Greenland and Denmark have repeatedly said the territory is not for sale, that the US is exercising “unacceptable pressure” on a longstanding ally, and that a 1951 bilateral agreement already allows the US to massively expand its military presence on the island.

Several EU leaders have backed Denmark, pledging their support for its territorial integrity and right to self-determination. The president of the European Commission, Ursula von der Leyen, said on Wednesday that the island “belongs to its people”.

“For me it’s important that the Greenlanders know and they know this by the deeds, not only by the words, that we respect the wishes of the Greenlanders and their interests and that they can count on us,” she said in Brussels.

France’s president, Emmanuel Macron, also said that if “the sovereignty of an EU country and ally were to be affected, the knock-on effects would be unprecedented”. France was would “act in full solidarity with Denmark and its sovereignty”, he added.

Rasmussen and Motzfeldt are due to meet Vance and Rubio at about 10.30am local time (3.30pm GMT) and will aim to de-escalate the crisis and find a diplomatic path to satisfy US demands for more control, analysts said.

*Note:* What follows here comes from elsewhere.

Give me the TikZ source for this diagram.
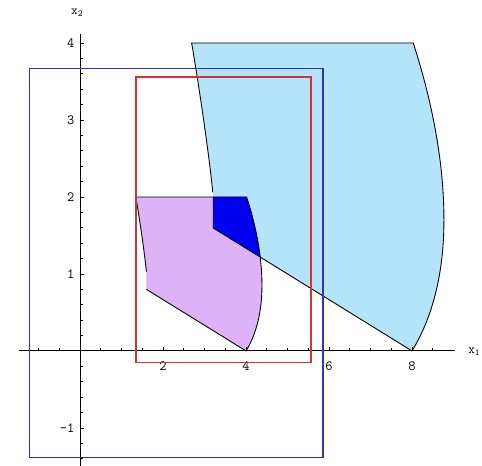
\documentclass[tikz,border=0pt]{standalone}
\usepackage{fontspec}
\definecolor{lblue}{RGB}{180,228,250}
\definecolor{lav}{RGB}{222,178,246}
\definecolor{dblue}{RGB}{0,0,240}
\definecolor{rectblue}{RGB}{50,50,180}
\definecolor{rectred}{RGB}{215,50,50}
\tikzset{
  ticklab/.style={font=\ttfamily\fontsize{12}{12}\selectfont, inner sep=0pt},
  axlab/.style={font=\ttfamily\fontsize{11}{11}\selectfont, inner sep=0pt},
  outline/.style={draw=black, line width=0.75pt},
  boxline/.style={line width=1.4pt},
  axisline/.style={draw=black, line width=0.8pt},
  tickline/.style={draw=black, line width=0.6pt}
}
\def\regionpath{(2.69,4) -- (8.03,4) .. controls (8.45,3.3) and (8.77,2.5) .. (8.77,1.7) .. controls (8.77,0.9) and (8.4,0.35) .. (8,0) -- (3.2,1.6) -- (3.2,2.06) .. controls (3.1,2.6) and (2.85,3.5) .. (2.69,4) -- cycle}
\begin{document}
\begin{tikzpicture}[x=1.245cm, y=2.31cm]
\useasboundingbox (-1.928,-1.494) rectangle (9.687,4.558);
% light blue region
\fill[lblue] \regionpath;
% lavender region (same region at half scale)
\begin{scope}[scale=0.5]
\fill[lav] \regionpath;
\end{scope}
% dark blue intersection
\begin{scope}
\clip \regionpath;
\begin{scope}[scale=0.5]
\fill[dblue] \regionpath;
\end{scope}
\end{scope}
% outlines
\draw[outline] (3.2,2.06) .. controls (3.1,2.6) and (2.85,3.5) .. (2.69,4) -- (8.03,4) .. controls (8.45,3.3) and (8.77,2.5) .. (8.77,1.7) .. controls (8.77,0.9) and (8.4,0.35) .. (8,0) -- (3.2,1.6);
\begin{scope}[scale=0.5]
\draw[outline] (3.2,2.06) .. controls (3.1,2.6) and (2.85,3.5) .. (2.69,4) -- (8.03,4) .. controls (8.45,3.3) and (8.77,2.5) .. (8.77,1.7) .. controls (8.77,0.9) and (8.4,0.35) .. (8,0) -- (3.2,1.6);
\end{scope}
% axes
\draw[axisline] (-1.47,0) -- (9.04,0);
\draw[axisline] (0,-1.494) -- (0,4.12);
\foreach \x in {-1,-0.5,0.5,1,1.5,2.5,3,3.5,4.5,5,5.5,6.5,7,7.5,8.5}
  \draw[tickline] (\x,0) -- ++(0pt,2.2pt);
\foreach \x in {2,4,6,8}
  \draw[tickline] (\x,0) -- ++(0pt,3.8pt);
\foreach \y in {-1.4,-1.2,-0.8,-0.6,-0.4,-0.2,0.2,0.4,0.6,0.8,1.2,1.4,1.6,1.8,2.2,2.4,2.6,2.8,3.2,3.4,3.6,3.8}
  \draw[tickline] (0,\y) -- ++(2.2pt,0pt);
\foreach \y in {-1,1,2,3,4}
  \draw[tickline] (0,\y) -- ++(3.8pt,0pt);
% tick labels
\node[ticklab] (tx2) at (2,-0.195) {2};
\node[ticklab] (tx4) at (4,-0.195) {4};
\node[ticklab] (tx6) at (6,-0.195) {6};
\node[ticklab] (tx8) at (8,-0.195) {8};
\node[ticklab, anchor=east] (ty4) at (-0.13,4) {4};
\node[ticklab, anchor=east] (ty3) at (-0.13,3) {3};
\node[ticklab, anchor=east] (ty2) at (-0.13,2) {2};
\node[ticklab, anchor=east] (ty1) at (-0.13,1) {1};
\node[ticklab, anchor=east] (tym1) at (-0.13,-1) {-1};
% axis labels
\node[axlab, anchor=west] (lx2) at (-0.217,4.39) {x\textsubscript{2}};
\node[axlab, anchor=west] (lx1) at (9.35,-0.01) {x\textsubscript{1}};
% rectangles
\draw[rectblue, boxline] (-1.22,-1.386) rectangle (5.85,3.67);
\draw[rectred, boxline] (1.35,-0.152) rectangle (5.57,3.555);
\end{tikzpicture}
\end{document}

“The end goal is to find some form of accommodation, or make a deal that would satisfy that need, or at least calm down the rhetoric sufficiently from Donald Trump,” Andreas Østhagen of the Oslo-based Fridtjof Nansen institute, told Reuters.

Noa Redington, a former adviser to previous Danish premiers, said concerns were high in Denmark and Greenland that Motzfeldt and Rasmussen could be humiliated in the same way as Ukraine’s president, Volodymyr Zelenskyy, was last February.

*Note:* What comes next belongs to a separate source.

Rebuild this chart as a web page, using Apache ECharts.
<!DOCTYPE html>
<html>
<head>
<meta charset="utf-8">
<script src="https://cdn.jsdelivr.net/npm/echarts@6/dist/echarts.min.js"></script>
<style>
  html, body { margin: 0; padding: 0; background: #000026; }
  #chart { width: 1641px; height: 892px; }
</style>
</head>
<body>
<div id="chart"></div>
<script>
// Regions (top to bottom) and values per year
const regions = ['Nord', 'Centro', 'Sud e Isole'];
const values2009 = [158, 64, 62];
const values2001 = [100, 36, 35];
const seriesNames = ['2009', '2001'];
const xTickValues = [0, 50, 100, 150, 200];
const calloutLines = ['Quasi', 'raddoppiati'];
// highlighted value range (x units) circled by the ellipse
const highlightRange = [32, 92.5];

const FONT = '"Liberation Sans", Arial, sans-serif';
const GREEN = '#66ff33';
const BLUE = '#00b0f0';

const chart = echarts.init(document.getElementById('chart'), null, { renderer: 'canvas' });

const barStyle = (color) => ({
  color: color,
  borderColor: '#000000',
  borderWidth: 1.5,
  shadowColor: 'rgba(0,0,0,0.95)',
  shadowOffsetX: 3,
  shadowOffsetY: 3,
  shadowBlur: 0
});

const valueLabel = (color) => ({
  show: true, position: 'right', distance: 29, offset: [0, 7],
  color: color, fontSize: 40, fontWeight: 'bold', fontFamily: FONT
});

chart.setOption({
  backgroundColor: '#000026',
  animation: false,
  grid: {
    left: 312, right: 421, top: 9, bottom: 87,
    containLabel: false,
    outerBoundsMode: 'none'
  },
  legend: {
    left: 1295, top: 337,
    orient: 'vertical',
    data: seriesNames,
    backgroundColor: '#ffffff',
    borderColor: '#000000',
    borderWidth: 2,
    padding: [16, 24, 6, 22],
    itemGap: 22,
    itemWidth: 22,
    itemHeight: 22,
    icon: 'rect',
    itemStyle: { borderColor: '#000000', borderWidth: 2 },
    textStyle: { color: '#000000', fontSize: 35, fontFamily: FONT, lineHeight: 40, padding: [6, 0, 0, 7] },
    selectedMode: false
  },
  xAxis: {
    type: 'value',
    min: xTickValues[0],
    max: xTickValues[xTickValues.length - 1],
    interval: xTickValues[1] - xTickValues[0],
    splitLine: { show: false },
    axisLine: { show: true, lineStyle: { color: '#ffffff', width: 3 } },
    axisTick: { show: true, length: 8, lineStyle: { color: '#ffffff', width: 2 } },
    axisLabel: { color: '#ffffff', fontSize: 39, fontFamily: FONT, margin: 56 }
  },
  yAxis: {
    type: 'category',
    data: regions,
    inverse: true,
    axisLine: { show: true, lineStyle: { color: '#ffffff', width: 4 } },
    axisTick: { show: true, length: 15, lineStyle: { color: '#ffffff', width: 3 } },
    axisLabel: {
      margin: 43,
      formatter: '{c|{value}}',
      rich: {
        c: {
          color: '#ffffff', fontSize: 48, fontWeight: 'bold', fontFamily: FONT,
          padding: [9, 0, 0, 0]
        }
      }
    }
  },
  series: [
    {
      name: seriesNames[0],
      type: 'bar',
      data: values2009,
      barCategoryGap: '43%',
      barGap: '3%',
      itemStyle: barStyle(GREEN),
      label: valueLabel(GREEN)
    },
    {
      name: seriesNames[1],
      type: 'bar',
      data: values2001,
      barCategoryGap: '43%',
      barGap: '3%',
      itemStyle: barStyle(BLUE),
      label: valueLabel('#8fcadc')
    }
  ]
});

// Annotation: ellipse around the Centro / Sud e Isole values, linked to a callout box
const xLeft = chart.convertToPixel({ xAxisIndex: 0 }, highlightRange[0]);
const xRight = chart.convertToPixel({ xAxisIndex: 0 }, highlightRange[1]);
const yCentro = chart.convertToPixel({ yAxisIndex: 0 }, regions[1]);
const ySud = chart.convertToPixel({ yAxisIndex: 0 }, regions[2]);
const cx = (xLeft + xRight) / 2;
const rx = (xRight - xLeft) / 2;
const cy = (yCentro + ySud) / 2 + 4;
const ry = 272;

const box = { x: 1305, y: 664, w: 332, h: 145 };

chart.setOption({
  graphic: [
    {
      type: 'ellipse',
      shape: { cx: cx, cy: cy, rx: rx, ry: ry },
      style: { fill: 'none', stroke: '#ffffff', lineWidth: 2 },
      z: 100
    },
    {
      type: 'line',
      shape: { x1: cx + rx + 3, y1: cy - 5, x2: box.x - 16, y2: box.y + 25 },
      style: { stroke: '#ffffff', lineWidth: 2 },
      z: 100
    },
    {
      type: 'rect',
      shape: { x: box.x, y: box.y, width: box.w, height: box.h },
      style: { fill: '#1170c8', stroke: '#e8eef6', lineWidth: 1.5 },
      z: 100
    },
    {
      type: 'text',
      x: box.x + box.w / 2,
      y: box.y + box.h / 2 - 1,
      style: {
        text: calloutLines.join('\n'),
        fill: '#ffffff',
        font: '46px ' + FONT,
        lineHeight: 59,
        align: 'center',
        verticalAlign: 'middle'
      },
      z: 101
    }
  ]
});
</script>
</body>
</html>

Penny Naas of the German Marshall Fund of the United States, a Washington thinktank, said that if the US continued with “we have to have Greenland at all costs”, it could be a very short meeting, but “a slight nuance” could change it entirely.

The Danish defence minister, Troels Lund Poulsen, sought to ease US concerns, telling Agence France-Presse that Denmark was boosting its military presence in Greenland and was in talks with allies on “an increased Nato presence in the Arctic”.

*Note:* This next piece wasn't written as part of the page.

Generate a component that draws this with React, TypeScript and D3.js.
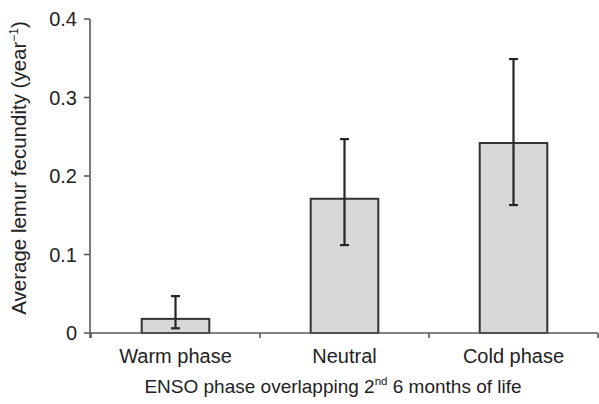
// @ts-nocheck
import * as d3 from "d3";
import React from "react";

const categories = ["Warm phase", "Neutral", "Cold phase"];
const fecundity = [0.018, 0.171, 0.242];
const lowerBound = [0.006, 0.112, 0.163];
const upperBound = [0.047, 0.247, 0.349];
const yTicks = [0, 0.1, 0.2, 0.3, 0.4];

const width = 599;
const height = 404;
const marginLeft = 90;
const marginRight = 1;
const marginTop = 19;
const marginBottom = 71;
const font = "'Liberation Sans', Arial, sans-serif";
const textColor = "#222";
const axisColor = "#5a5a5a";

export default function App() {
  const x = d3
    .scaleBand()
    .domain(categories)
    .range([marginLeft + 1, width - marginRight])
    .paddingInner(0.6)
    .paddingOuter(0.3);
  const y = d3
    .scaleLinear()
    .domain([0, 0.4])
    .range([height - marginBottom, marginTop]);
  const step = x.step();
  const x0 = x.range()[0];
  const y0 = y(0);
  const fmt = (d) => (d === 0 ? "0" : d3.format(".1f")(d));

  return (
    <svg
      width={width}
      height={height}
      style={{ position: "absolute", left: 0, top: 0, background: "#fff" }}
      fontFamily={font}
    >
      {/* bars */}
      {categories.map((c, i) => (
        <rect
          key={c}
          x={x(c)}
          y={y(fecundity[i])}
          width={x.bandwidth()}
          height={y0 - y(fecundity[i])}
          fill="#d8d8d8"
          stroke="#333"
          strokeWidth={2}
        />
      ))}
      {/* error bars */}
      {categories.map((c, i) => {
        const cx = x(c) + x.bandwidth() / 2;
        return (
          <g key={c} stroke="#262626" strokeWidth={2.2}>
            <line x1={cx} x2={cx} y1={y(lowerBound[i])} y2={y(upperBound[i])} />
            <line x1={cx - 4.5} x2={cx + 4.5} y1={y(upperBound[i])} y2={y(upperBound[i])} />
            <line x1={cx - 4.5} x2={cx + 4.5} y1={y(lowerBound[i])} y2={y(lowerBound[i])} />
          </g>
        );
      })}
      {/* y axis */}
      <g stroke={axisColor} strokeWidth={1.6}>
        <line x1={marginLeft} x2={marginLeft} y1={y(0.4)} y2={y0 + 5} />
        {yTicks.map((t) => (
          <line key={t} x1={marginLeft - 6} x2={marginLeft} y1={y(t)} y2={y(t)} />
        ))}
      </g>
      {yTicks.map((t) => (
        <text
          key={t}
          x={marginLeft - 13}
          y={y(t)}
          dy="0.36em"
          textAnchor="end"
          fontSize={20}
          fill={textColor}
        >
          {fmt(t)}
        </text>
      ))}
      {/* x axis */}
      <g stroke={axisColor} strokeWidth={1.6}>
        <line x1={marginLeft} x2={width - marginRight} y1={y0} y2={y0} />
        {d3.range(categories.length + 1).map((i) => (
          <line
            key={i}
            x1={Math.min(x0 + i * step, width - 1)}
            x2={Math.min(x0 + i * step, width - 1)}
            y1={y0}
            y2={y0 + 5}
          />
        ))}
      </g>
      {categories.map((c) => (
        <text
          key={c}
          x={x(c) + x.bandwidth() / 2}
          y={y0 + 30}
          textAnchor="middle"
          fontSize={20}
          fill={textColor}
        >
          {c}
        </text>
      ))}
      {/* axis titles */}
      <text x={333} y={393} textAnchor="middle" fontSize={19} fill={textColor}>
        ENSO phase overlapping 2
        <tspan fontSize={11.5} dy={-8}>nd</tspan>
        <tspan dy={8}> 6 months of life</tspan>
      </text>
      <text
        transform={`translate(26,${(y(0) + y(0.4)) / 2 - 8}) rotate(-90)`}
        textAnchor="middle"
        fontSize={20.5}
        fill={textColor}
      >
        Average lemur fecundity (year
        <tspan fontSize={12} dy={-8}>−1</tspan>
        <tspan dy={8}>)</tspan>
      </text>
    </svg>
  );
}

Greenland’s prime minister, Jens-Frederik Nielsen, told a joint press conference with his Danish counterpart, Mette Frederiksen, on Tuesday that “we choose Denmark” and the island would not be owned or governed by Washington.

“If we have to choose between the US and Denmark here and now, we choose Denmark, Nato and the EU,” Nielsen said, adding that the island’s “goal and desire is peaceful dialogue, with a focus on cooperation”.

Frederiksen said it had not been easy for Denmark to “stand up to completely unacceptable pressure from our closest ally” but the fact was that “borders cannot be changed by force, and that small countries should not fear large countries”.

Trump has said “if we don’t do it the easy way, we’re going to do it the hard way” and insisted that US ownership “is psychologically needed for success” and “gives you things and elements that you can’t get from just signing a document”.

A Reuters/Ipsos poll on Wednesday found just 17% of Americans approved of Trump’s efforts to acquire Greenland and that substantial majorities of both Democrats and Republicans opposed using military force to annex the island.

About 47% of respondents to the poll disapproved of US efforts to acquire the territory, while 35% said they were unsure. Only 4%, including just one in 10 Republicans and almost no Democrats, said military force would be a “good idea”.